Sojourn times in a finite set of states of Markov branching processes and the probabilities of extinction of a modified Galton–Watson process

In a multi-type branching Galton–Watson process $\mathcal B$, we choose a finite set of states $S$. It is well known that the number of particles $\mu(t)$ at time $t$ in any non-trivial branching process tends with probability one to zero or infinity as $t\to\infty$. Let $\nu_i$ be the number of moments $t$ of discrete time when $\mu(t)$ is equal to the $i$th state of the set $S$. In the first section we prove that the generating function of the multidimensional distribution of $\nu_1,\nu_2,\dots,\nu_r$ is rational.
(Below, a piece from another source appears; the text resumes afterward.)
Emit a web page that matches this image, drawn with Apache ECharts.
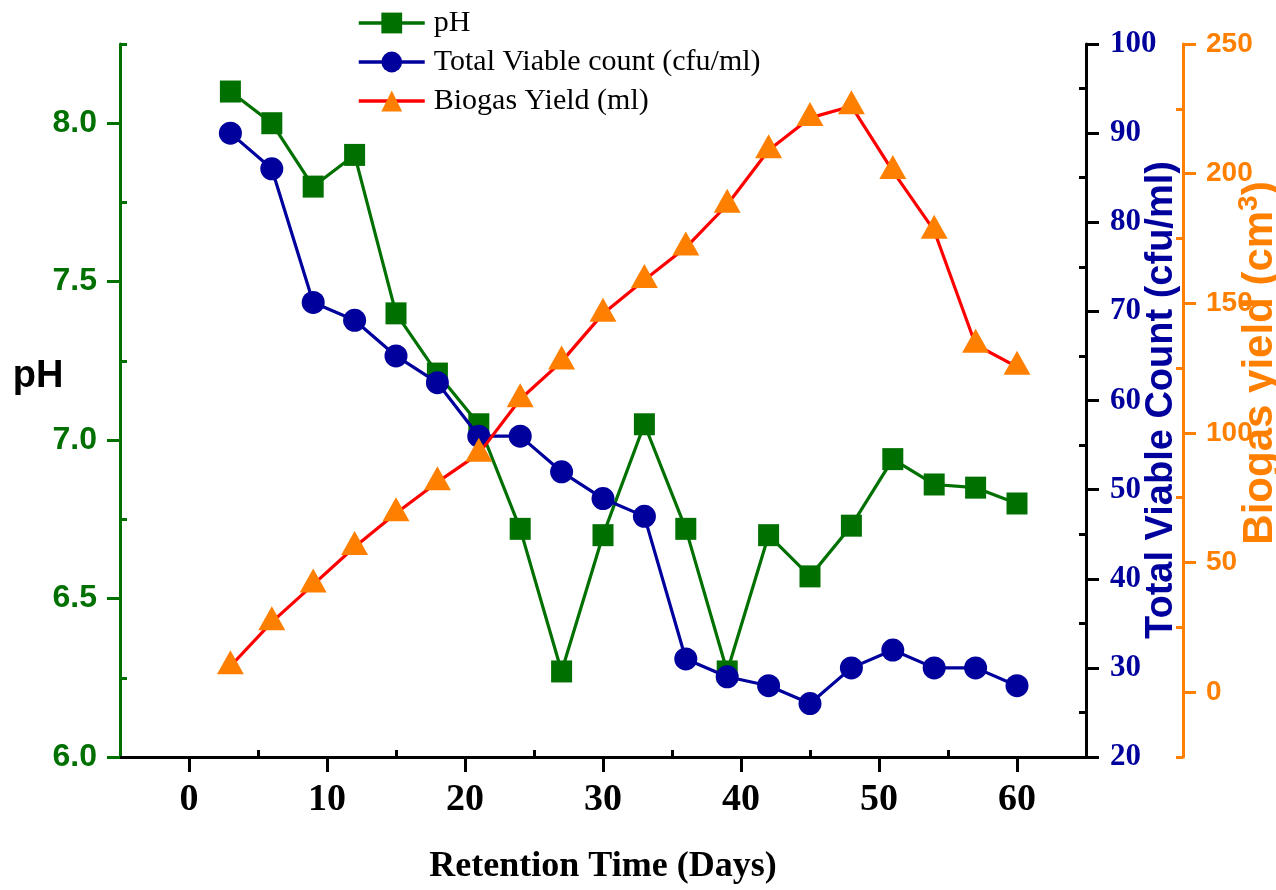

In the second section, for the degenerate Markov branching process $\mathcal B_c$ with particles of one type we find the Laplace transform of the sojourn times $\tau_1,\tau_2,\dots,\tau_r$, or the times of occupation of the states of the set $S=\{1,2,\dots,r\}$. In the third section, we give a method to evaluate the extinction probabilities of a modification $\mathcal B^*$ of the branching process $\mathcal B$.
This research was supported by the Russian Foundation for Basic Research, grants 99–0100012, 00–15–96136, and by INTAS–RFBR, grant 99–01317.